Meet Verose - Verose was never happy with the gender roles that were forced upon her throughout her life and marriage, so she initiated a split from her husband. Since then, she has taken on leadership roles in her community, is going back to school and is the strongest advocate for gender balance in the schools. Her smile is equally as beautiful as her personality. (Click link to read more).
Meet Emerson - At first glance, Emerson has a huge presence about him; he’s a good looking, tall, towering man with a deep voice that would intimidate anyone. But, do not let that fool you, Emerson is one of the most intelligent and caring people I have ever met. He does not settle for the status quo - he literally worked his butt off to rally his team around fundraising the funds for their buildOn school. In the village, he was not scared to start conversations that most would consider controversial. He makes anyone that he interacts with feel like the most important person in the world.
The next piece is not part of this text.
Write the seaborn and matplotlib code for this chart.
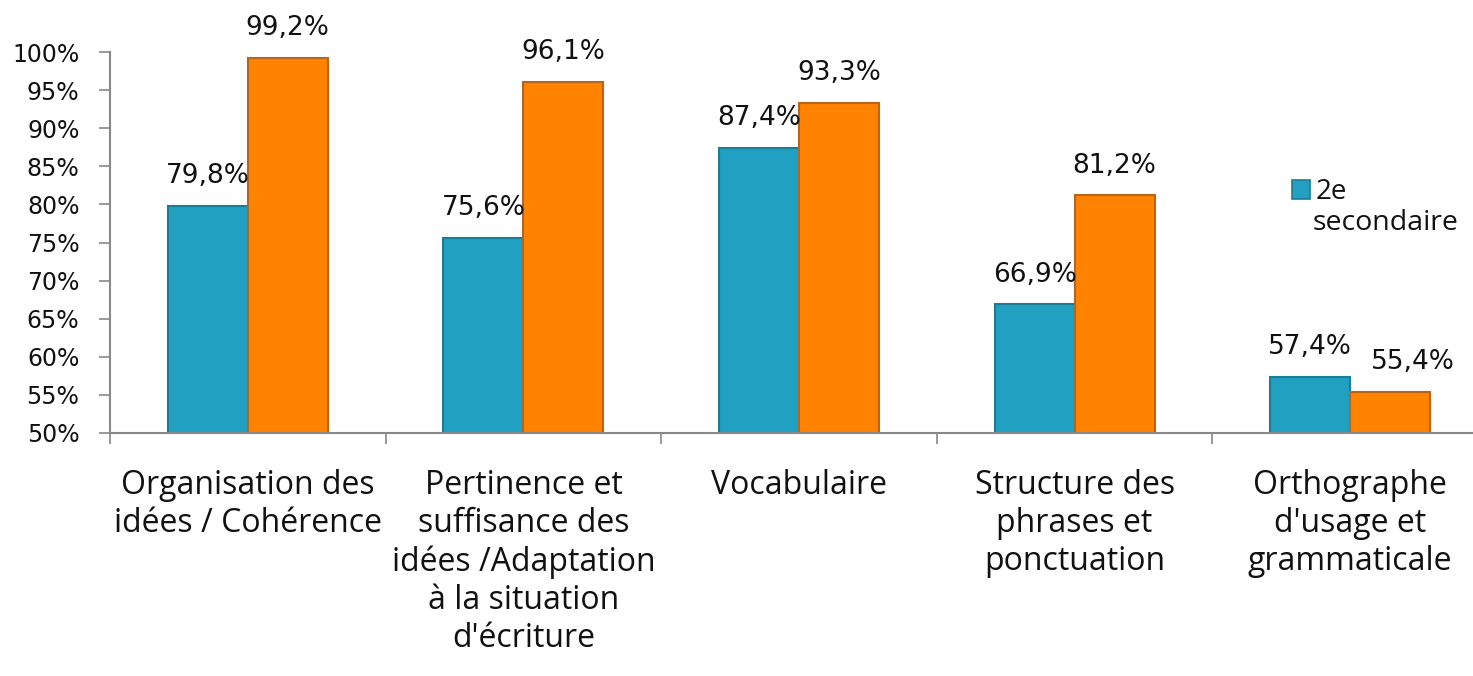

Lastly, he worked harder on the worksite than anyone I have ever taken on trek - he’s seriously a beast at mixing concrete. I am incredibly honored to call Emerson a friend.
So many great memories were made on these two treks in February and March. Words cannot even begin to describe how incredibly blessed and lucky I am to be able to work with such fantastic people in phenomenal places across the world like Haiti. buildOn has truly made such an impact on my life and I cannot wait to see how my next trek unfolds this week in Haiti and the many more treks to come across the world!